Development drilling – efficiency is king
Development drilling differs from exploration and appraisal drilling in that data acquisition is no longer the main aim of the game. By this stage the field has (hopefully) been reasonably well understood and the locations of what will be the producing wells have all been selected. The goal in the development drilling phase is thus simply to drill targets as efficiently as possible. Whilst it is always potentially useful to have more data, during development drilling data acquisition programs are usually far less intense than during exploration drilling. A mud log and a single run of wireline tools may well be enough to confirm the reservoir has been intersected where expected.
Development wells can be complex, with long horizontal sections to tap thin beds, and even multiple branches spurred off from a single surface well to target several areas of a reservoir from one set of surface production equipment. Fracturing and acidising of the reservoir may be used to help maximise well productivity and if need be, multiple injection wells may be included in the development drilling program to again aid field productivity.
Field Architecture
Once the development wells have been drilled, the drilling rig will leave the field and infrastructure will be put in place to allow the control of the producing wells, safe storage (if required) and export of oil and gas. As with drilling, the nature of these facilities is more complicated (and thus capital intensive) offshore than onshore. The same comment is true of gas versus oil; the infrastructure to handle gas production has to handle higher pressures of a much more mobile ‘fluid’ and as such usually demands higher specifications than the infrastructure that would handle the energy equivalent amount of oil production.
For oil the standard onshore field architecture is straightforward; oil is gathered by a network of pipes into a central treatment plant, where any associated gas and water is removed (a ‘GOSP’ – gas oil separation plant). The crude is then either piped or trucked to a refinery, or export terminal. The GOSP in a modern development will do something useful and environmentally sound with the ‘waste’ gas – either send it back to the field for re-injection or supply a local gas market of gas export LNG plant.

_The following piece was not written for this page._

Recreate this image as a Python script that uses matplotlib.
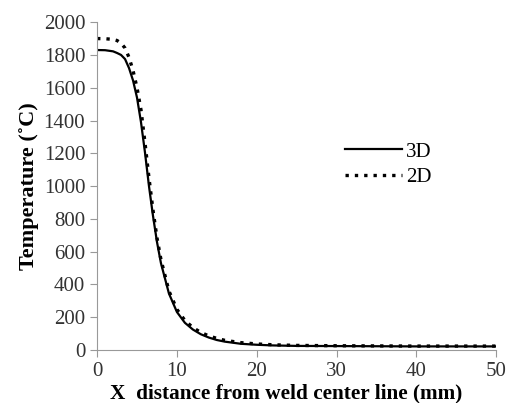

For most of the life of the oil industry, associated gas has been considered nothing more than an inconvenience encountered during oil production. The safest action to take was simply to burn it – i.e. ‘flare’ it. Today this is unacceptable in most countries not only from an energy wastage standpoint, but also because flaring gas is a material contributor to greenhouse gases.
In the case of onshore gas wells (i.e. pure gas fields rather than ‘associated gas’ produced with oil), there are usually fewer producing wells required in the first place than for an oil field (since gas is far more mobile – i.e. it flows through even relatively low permeability rock much better than oil), but the wells still need to be tied back via pipe to a central processing station, where any water, sulphur or other impurities are removed.
If the gas is destined for local market distribution then it is usually treated to have an appropriate calorific value. Where local demand does not justify the development of a large gas field then LNG is usually the only option (although GTL economics will likely improve with time and technological learning). A large diameter pipe transmits the gas to the LNG plant where it is treated before being cooled to –162°C for export as a liquid.
Offshore – as usual, deeper is tougher
The world’s offshore oil and gas developments are dominated by permanent structures (i.e. ‘platforms’). In shallow waters (400ft or less) these usually stand directly on the seabed and are constructed from steel or concrete.
Offshore wells are extended via rigid pipe all the way to the platform, where control valves (the ‘christmas tree’) allow manual or remote opening/closing of each well independently. This setup also allows access to the wells at a later date for work-over or other remedial operations.
In water depths greater than a few hundred feet, rigid platforms installed on the seabed start to become too expensive, just from the sheer volume of steel and cement that is required. A variety of solutions are used by the industry to develop such ‘deep water’ fields, including FPSOs (floating production, storage and offtake vessels), SPARs, TLP (tension leg platforms) and Compliant Towers.